Children in the past were lucky enough to enjoy a carefree childhood who played without fear through, lanes and streets and roamed around with their little tribe of friends from one location to the next. Much of their learning was self-taught and experiential. Whole days were spent with other children instead of adults – the choices and the rules of play were theirs; they were self-imposed and carefully negotiated. Now, sadly, these important group experiences of childhood, with their own particular codes of behaviour, have become subject to adult authority. Sterile play areas, which offend, replace their more haphazard but infinitely more interesting predecessors — when was the last time you saw a genuine child-built adult-free den? — which offered a wealth of play experiences and encouraged the development of a wealth of differentiated faculties in the child. Nowadays real adventures are replaced by immobile couch odysseys of the mind. This has obvious implications for the physical well-being, social and imaginative development of the children in our care.

Children learn about life in the way most appropriate to their age; and joyful imitation and intrinsic motivation are the natural pedagogues of the young child.

In our Waldorf Kindergartens, we are conscious of the very real threat to the world of the child and our concern is always to do the right thing at the right time — we recognise that children need time to play during their formative years.
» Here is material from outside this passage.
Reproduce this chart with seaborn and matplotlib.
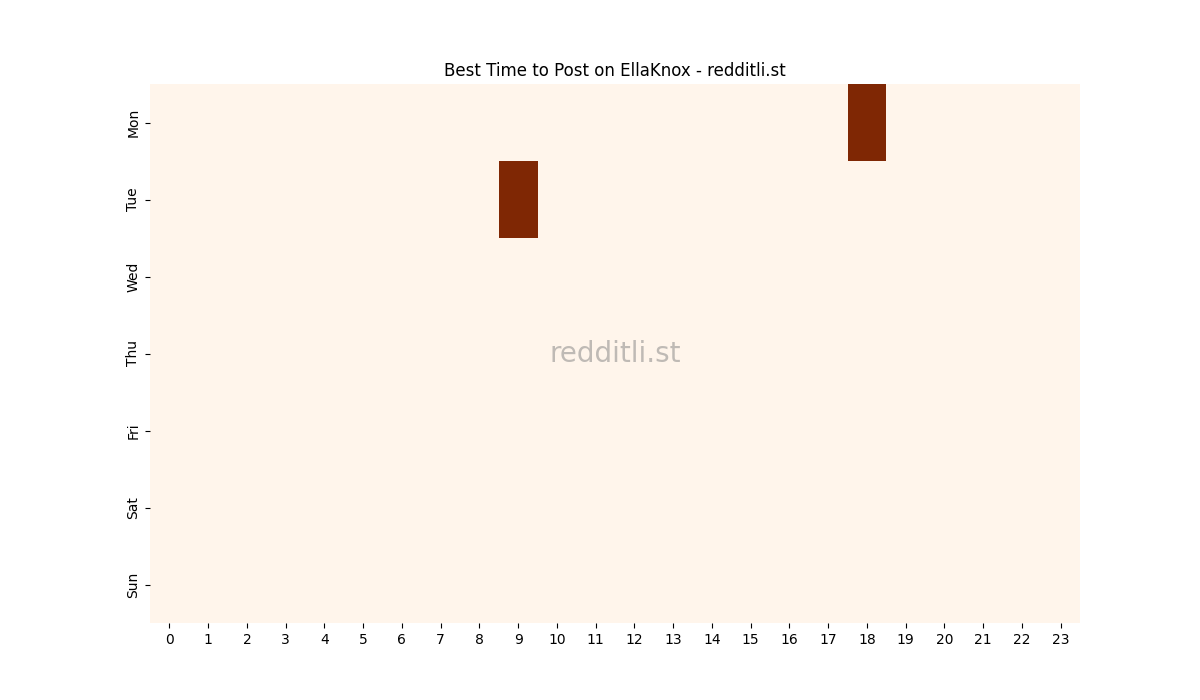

Our adult world continues to make increasingly aggressive inroads into the playground of childhood as we flex our muscles and assert our cultural dominance in a devastating variety of ways. As adults we are to create those precious few places where children can freely develop their own culture, and where the creative spirit of childhood can perform its magical transformations.

A Waldorf Kindergarten tries to be such a place: a place where the echoing voices of children at play can still be heard.